You may find it initially disconcerting to listen to a podcast with such high production values, in a way that feels overslick. Chalk it up to the fact that all three are in broadcasting, and that slickness is a natural by-product of their style, but there are times, early on, when things feel cynical and contrived. Thankfully, the trio's natural warmth and obvious friendship, and the clanking schadenfreude that the book engenders, keep you listening.
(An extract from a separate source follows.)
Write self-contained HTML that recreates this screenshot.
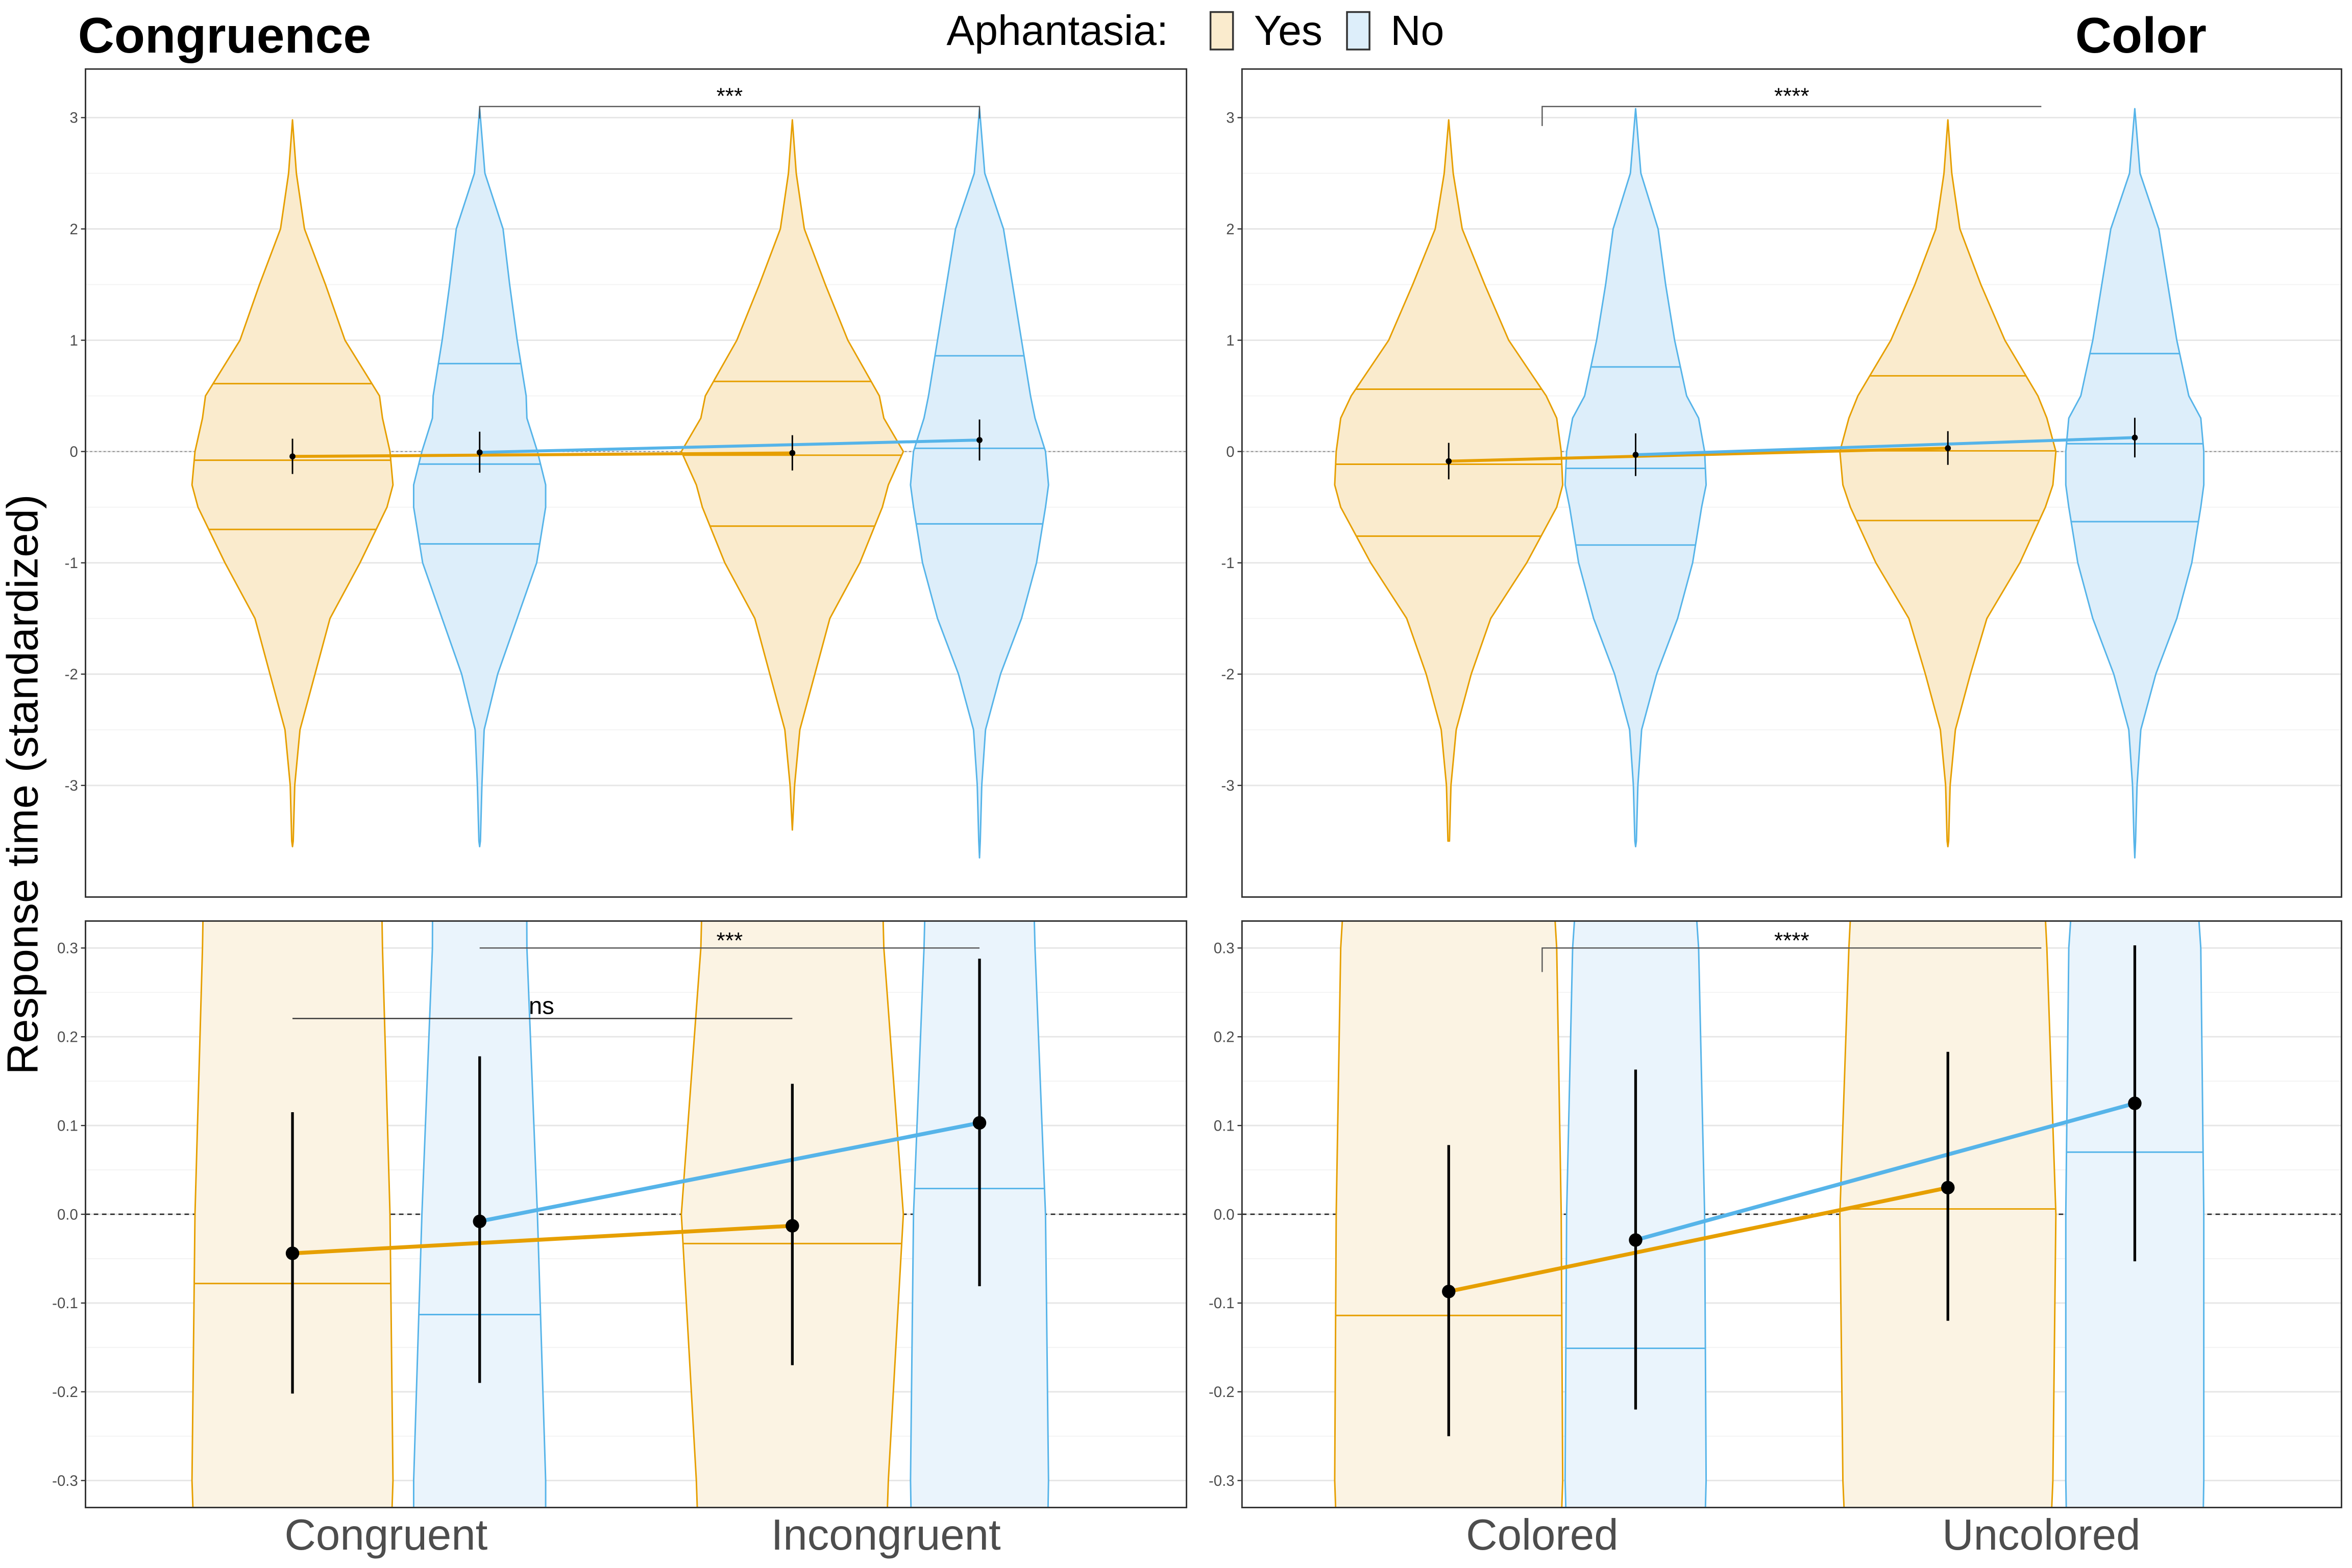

Now, nobody spoil the rest for me. I've just started season two.
The Sounds in My Head
I started listening to the podcast The Sounds In My Head back in 2004. I was instantly smitten with the musical choices that host Daniel, a UX designer and graphic designer from Dallas who lives in Brooklyn, made each week. There's nothing better than getting a half hour or so of curated songs from a guy whose musical taste is as close to my own as possible. While I was bummed that he had to switch to a bimonthly format a few years in, I totally appreciate how much energy it takes to continue a purely independent, unsponsored, unpaid hobby like this. (Daniel gave me a shout-out on my own mid-2000s podcast of local Anchorage-based music, TheANC.)
Thirteen years later, The Sounds In My Head is still the number-one podcast I listen to in the car or on the go; it's so much better than the crap radio here in town. Daniel talks in between songs, sure, but usually to explain why he chose this band or that song. He'll also occasionally add interstitial audio with a liberal political bent, which only adds to the experience for me. The podcast and its voluminous archive, available on Daniel's site, is one of my favorite spaces to hang out when I'm looking for new music. He's even got Spotify playlists these days, sorted into various seasons so you can just listen. If you're in the mood for indie, twee, melodic pop and rock music, and you don't mind listening to this smart dude talking about it, the Sounds In My Head podcast is the place to be.
Timothy J. Seppala
I've had a huge thing for female pop singers for the past few years, which would've shocked my 15-year-old, heavy-metal-or-nothing self. But Lorde's Melodrama, Katy Perry's Witness and the string of singles from Taylor Swift's forthcoming album haven't really struck me the way their respective past work has. Sure, Swift might be getting a little darker with her music, but she wouldn't go anywhere near the gothy, industrial depths of singer-songwriter Chelsea Wolfe's Abyss, from 2015, or her Hiss Spun, released in September. And only Wolfe would do a black metal duet ("Vex") with former Isis frontman Aaron Turner. Which is why I'm so smitten.
Wolfe's music sounds like what would happen if Deftones singer Chino Moreno and Nine Inch Nails mastermind Trent Reznor had a daughter. She deftly marries the former's atmospherics and sultry lyrics with cave-troll-ugly guitar riffs that'd sound at home during NIN's Broken era. And then she buries her haunting vocals behind layers of reverb in a way that makes me think of Lana del Ray. But it all feels earnest, not like she's trying to tick off boxes to make an A&R guy happy.
"Heavy with melody" was a nü-metal signpost in the early aughts, but it always felt like a disingenuous way for heavy bands to get radio/MTV play they otherwise wouldn't. That isn't the case here. Wolfe isn't straining to hit high notes; she's crushing them with aplomb on "Twin Fawn" before the next in-your-face guitar riff comes in out of nowhere.
I don't have a ton to say about Kelela's debut album, Take Me Apart, apart from it's very good. Her Hallucinogen EP was the best thing to happen to R&B in years, and Take Me Apart is equally special. Give it a listen. (There's a great interview up on The Quietus if you want to read intelligent thoughts on her music and motivations.)